With pictures left out, retype the lines from the start of the records through the one that contains "return (B - y) / H".

• [EXERCISE INPUT]:
==================================================

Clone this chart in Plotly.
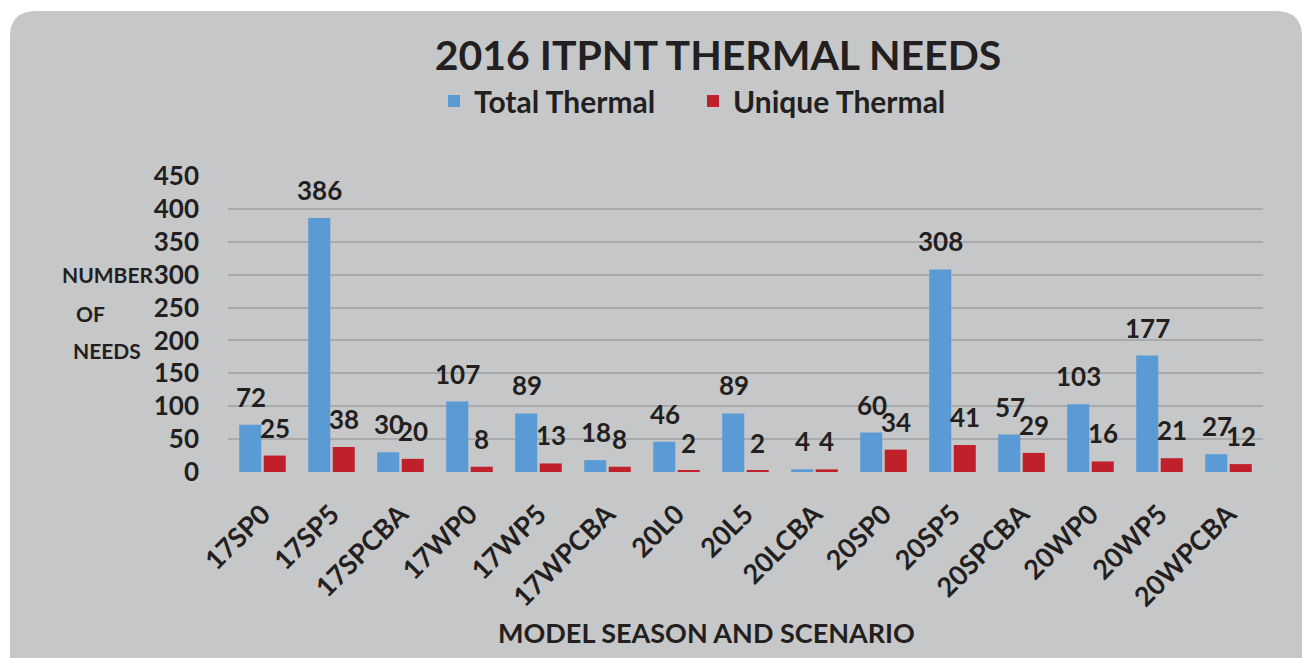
import plotly.graph_objects as go

categories = ["17SP0", "17SP5", "17SPCBA", "17WP0", "17WP5", "17WPCBA", "20L0", "20L5",
              "20LCBA", "20SP0", "20SP5", "20SPCBA", "20WP0", "20WP5", "20WPCBA"]
total_thermal = [72, 386, 30, 107, 89, 18, 46, 89, 4, 60, 308, 57, 103, 177, 27]
unique_thermal = [25, 38, 20, 8, 13, 8, 2, 2, 4, 34, 41, 29, 16, 21, 12]
y_ticks = [0, 50, 100, 150, 200, 250, 300, 350, 400, 450]

FONT = "Lato"
INK = "#231f20"
OFF = 8  # page body margin

# plot area in page pixels
L, R, T, B = 228, 1263, 176, 472
W, H = R - L, B - T
FW, FH = 1311 - OFF, 658 - OFF

def px(x):
    return (x - L) / W

def py(y):
    return (B - y) / H

fig = go.Figure()
fig.add_trace(go.Bar(
    name="Total Thermal", x=categories, y=total_thermal,
    marker=dict(color="#5b9bd5", line=dict(width=0)),
))
fig.add_trace(go.Bar(
    name="Unique Thermal", x=categories, y=unique_thermal,
    marker=dict(color="#c0202a", line=dict(width=0)),
))

# data labels above bars
for series, shift in ((total_thermal, -12), (unique_thermal, 12)):
    for c, v in zip(categories, series):
        fig.add_annotation(x=c, y=v, text=f"<b>{v}</b>", showarrow=False,
                           xshift=shift, yshift=10, xanchor="center", yanchor="bottom",
                           font=dict(family=FONT, size=26, color=INK))

# rounded card background
x0, y0, x1, y1, r = 10, 11, 1302, 720, 26
path = (f"M {px(x0+r)} {py(y0)} L {px(x1-r)} {py(y0)} "
        f"Q {px(x1)} {py(y0)} {px(x1)} {py(y0+r)} "
        f"L {px(x1)} {py(y1)} L {px(x0)} {py(y1)} "
        f"L {px(x0)} {py(y0+r)} Q {px(x0)} {py(y0)} {px(x0+r)} {py(y0)} Z")

fig.update_layout(
    width=FW, height=FH,
    margin=dict(l=L - OFF, r=FW - (R - OFF), t=T - OFF, b=FH - (B - OFF)),
    paper_bgcolor="white",
    plot_bgcolor="#dcdde0",
    barmode="group", bargap=0.29, bargroupgap=0.1,
    font=dict(family=FONT, color=INK),
    title=dict(text="<b>2016 ITPNT THERMAL NEEDS</b>", xref="paper", x=px(718), xanchor="center",
               yref="container", y=1 - (56 - OFF) / FH, yanchor="middle",
               font=dict(family=FONT, size=41, color=INK)),
    legend=dict(orientation="h", x=px(434), xanchor="left", y=py(101), yanchor="middle",
                font=dict(family=FONT, size=30, color=INK, weight="bold"),
                bgcolor="rgba(0,0,0,0)", itemwidth=30, traceorder="normal",
                entrywidth=214, entrywidthmode="pixels"),
    shapes=[dict(type="path", path=path, xref="paper", yref="paper",
                 fillcolor="#c6c7c9", line=dict(width=0), layer="below")],
    showlegend=True,
)
fig.update_xaxes(
    tickangle=-45, tickfont=dict(family=FONT, size=27, color=INK, weight="bold"),
    showgrid=False, zeroline=False, showline=False, ticks="", ticklabelstandoff=20,
)
fig.update_yaxes(
    range=[0, 450], tickvals=y_ticks, ticktext=[str(v) for v in y_ticks],
    tickfont=dict(family=FONT, size=26, color=INK, weight="bold"),
    showgrid=True, gridcolor="#a9aaac", gridwidth=1.5, zeroline=False, ticks="",
    showline=False, ticklabelstandoff=28,
)
for txt, cx, cy in (("NUMBER", 108, 274), ("OF", 90, 313), ("NEEDS", 107, 350)):
    fig.add_annotation(text=f"<b>{txt}</b>", xref="paper", yref="paper",
                       x=px(cx), y=py(cy), showarrow=False, xanchor="center", yanchor="middle",
                       font=dict(family=FONT, size=21, color=INK))
fig.add_annotation(text="<b>MODEL SEASON AND SCENARIO</b>", xref="paper", yref="paper",
                   x=px(706), y=py(632), showarrow=False, xanchor="center", yanchor="middle",
                   font=dict(family=FONT, size=27, color=INK))

fig.write_html("out.html")
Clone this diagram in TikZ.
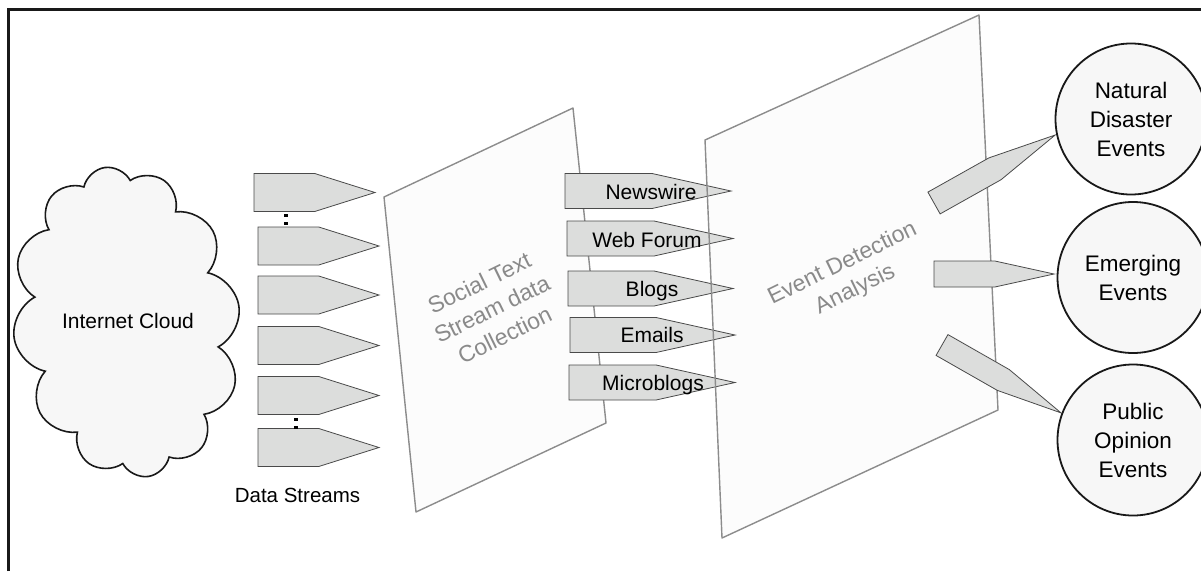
\documentclass[tikz,border=0pt]{standalone}
\usepackage{fontspec}
\setmainfont{Liberation Sans}
\usetikzlibrary{shapes.symbols}
\definecolor{arrfill}{HTML}{DCDDDC}
\definecolor{arrline}{HTML}{4A4A4A}
\definecolor{panelfill}{HTML}{FCFCFC}
\definecolor{panelline}{HTML}{8C8C8C}
\definecolor{paneltext}{HTML}{8A8A8A}
\definecolor{softfill}{HTML}{F7F7F7}
\begin{document}
\begin{tikzpicture}[x=1pt,y=-1pt,
  sig/.style={signal, signal to=east, draw=arrline, fill=arrfill, line width=0.8pt,
    inner sep=0pt, outer sep=0pt},
  dstream/.style={sig, minimum width=121pt, minimum height=38pt, signal pointer angle=35},
  srcarrow/.style={sig, minimum width=166pt, minimum height=35pt, signal pointer angle=25},
  outarrow/.style={sig, minimum height=25pt, signal pointer angle=21},
  panel/.style={fill=panelfill},
  paneledge/.style={draw=panelline, line width=1.4pt, line join=round},
  ptext/.style={text=paneltext, align=center, font=\fontsize{23}{29}\selectfont, rotate=26},
  lbl/.style={anchor=base, font=\fontsize{21}{25}\selectfont},
  evt/.style={circle, draw=black!90, line width=1.8pt, fill=softfill, minimum size=151pt,
    inner sep=0pt, align=center, font=\fontsize{22.5}{29}\selectfont},
  dotmark/.style={fill=black, minimum size=3.5pt, inner sep=0pt}
]
\useasboundingbox (0,0) rectangle (1201,571);
\fill[white] (0,0) rectangle (1201,571);
% frame (top and left only visible)
\draw[line width=3pt, black!90] (8.7,571) -- (8.7,9.5) -- (1201,9.5);

% cloud
\node[cloud, cloud puffs=12, cloud puff arc=140, cloud ignores aspect,
      minimum width=227pt, minimum height=312pt, draw=black!90, line width=1.6pt,
      fill=softfill, inner sep=0pt, rotate=8] (cloud) at (126.5,322) {};
\node[lbl] (cloudlbl) at (128,328) {Internet Cloud};

% data streams
\node[dstream, anchor=west] (d1) at (254,192.5) {};
\node[dstream, anchor=west] (d2) at (258,246) {};
\node[dstream, anchor=west] (d3) at (258,295) {};
\node[dstream, anchor=west] (d4) at (258,345.5) {};
\node[dstream, anchor=west] (d5) at (258,395.5) {};
\node[dstream, anchor=west] (d6) at (258,447.5) {};
\node[dotmark] (k1) at (286,215.5) {};
\node[dotmark] (k2) at (286,223.5) {};
\node[dotmark] (k3) at (296,419.5) {};
\node[dotmark] (k4) at (296,427.5) {};
\node[lbl, font=\fontsize{20.5}{25}\selectfont] (dslbl) at (297.5,502) {Data Streams};

% panel 1
\coordinate (p1a) at (384,197);
\coordinate (p1b) at (573,108);
\coordinate (p1c) at (606,423);
\coordinate (p1d) at (416,512);
\path[panel] (p1a) -- (p1b) -- (p1c) -- (p1d) -- cycle;
\draw[paneledge] (p1a) -- (p1b) -- (p1c) -- (p1d) -- cycle;
\node[ptext] (p1t) at (492,309) {Social Text\\Stream data\\Collection};

% panel 2 (fill)
\coordinate (p2a) at (705,140);
\coordinate (p2b) at (979,15);
\coordinate (p2c) at (998,410);
\coordinate (p2d) at (722,538);
\path[panel] (p2a) -- (p2b) -- (p2c) -- (p2d) -- cycle;

% source arrows
\node[srcarrow, anchor=west] (s1) at (565,191) {};
\node[srcarrow, anchor=west] (s2) at (567,238.5) {};
\node[srcarrow, anchor=west, minimum width=165pt] (s3) at (568,288.5) {};
\node[srcarrow, anchor=west, minimum width=165pt] (s4) at (570,335) {};
\node[srcarrow, anchor=west] (s5) at (569,382.5) {};

% panel 2 edge
\draw[paneledge] (p2a) -- (p2b) -- (p2c) -- (p2d) -- cycle;
\node[ptext] (p2t) at (849,277) {Event Detection\\Analysis};

% source labels
\node[lbl] (l1) at (651,199) {Newswire};
\node[lbl] (l2) at (647,247) {Web Forum};
\node[lbl] (l3) at (652,296) {Blogs};
\node[lbl] (l4) at (652,342) {Emails};
\node[lbl] (l5) at (653,390) {Microblogs};

% output arrows
\node[outarrow, anchor=west, rotate=29.3, minimum width=139pt, signal pointer angle=20.5] (o1) at (934,203) {};
\node[outarrow, anchor=west, minimum width=120pt, minimum height=26pt, signal pointer angle=24.8] (o2) at (934,274) {};
\node[outarrow, anchor=west, rotate=-29.7, minimum width=137pt, minimum height=24pt, signal pointer angle=20.5] (o3) at (942,345) {};

% event circles
\node[evt] (e1) at (1131,119) {Natural\\Disaster\\Events};
\node[evt] (e2) at (1133,277.5) {Emerging\\Events};
\node[evt] (e3) at (1133,440) {Public\\Opinion\\Events};
\end{tikzpicture}
\end{document}
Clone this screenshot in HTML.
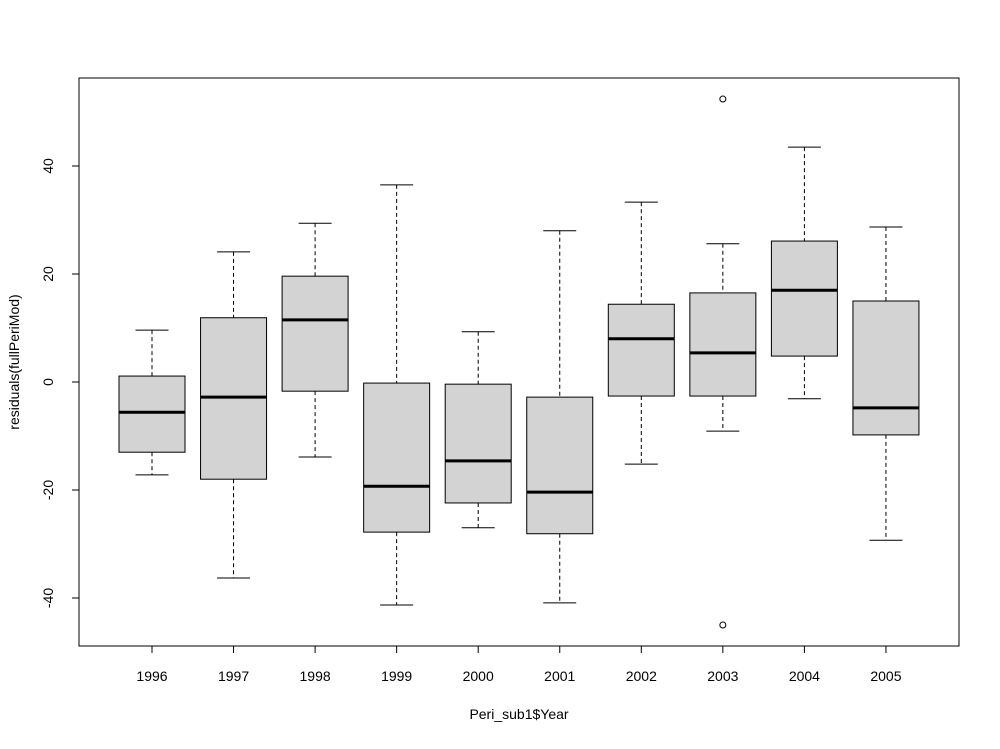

==================================================

• [SOLUTION TO THIS EXERCISE]:
Clone this chart in Plotly.
import plotly.graph_objects as go

categories = ["17SP0", "17SP5", "17SPCBA", "17WP0", "17WP5", "17WPCBA", "20L0", "20L5",
              "20LCBA", "20SP0", "20SP5", "20SPCBA", "20WP0", "20WP5", "20WPCBA"]
total_thermal = [72, 386, 30, 107, 89, 18, 46, 89, 4, 60, 308, 57, 103, 177, 27]
unique_thermal = [25, 38, 20, 8, 13, 8, 2, 2, 4, 34, 41, 29, 16, 21, 12]
y_ticks = [0, 50, 100, 150, 200, 250, 300, 350, 400, 450]

FONT = "Lato"
INK = "#231f20"
OFF = 8  # page body margin

# plot area in page pixels
L, R, T, B = 228, 1263, 176, 472
W, H = R - L, B - T
FW, FH = 1311 - OFF, 658 - OFF

def px(x):
    return (x - L) / W

def py(y):
    return (B - y) / H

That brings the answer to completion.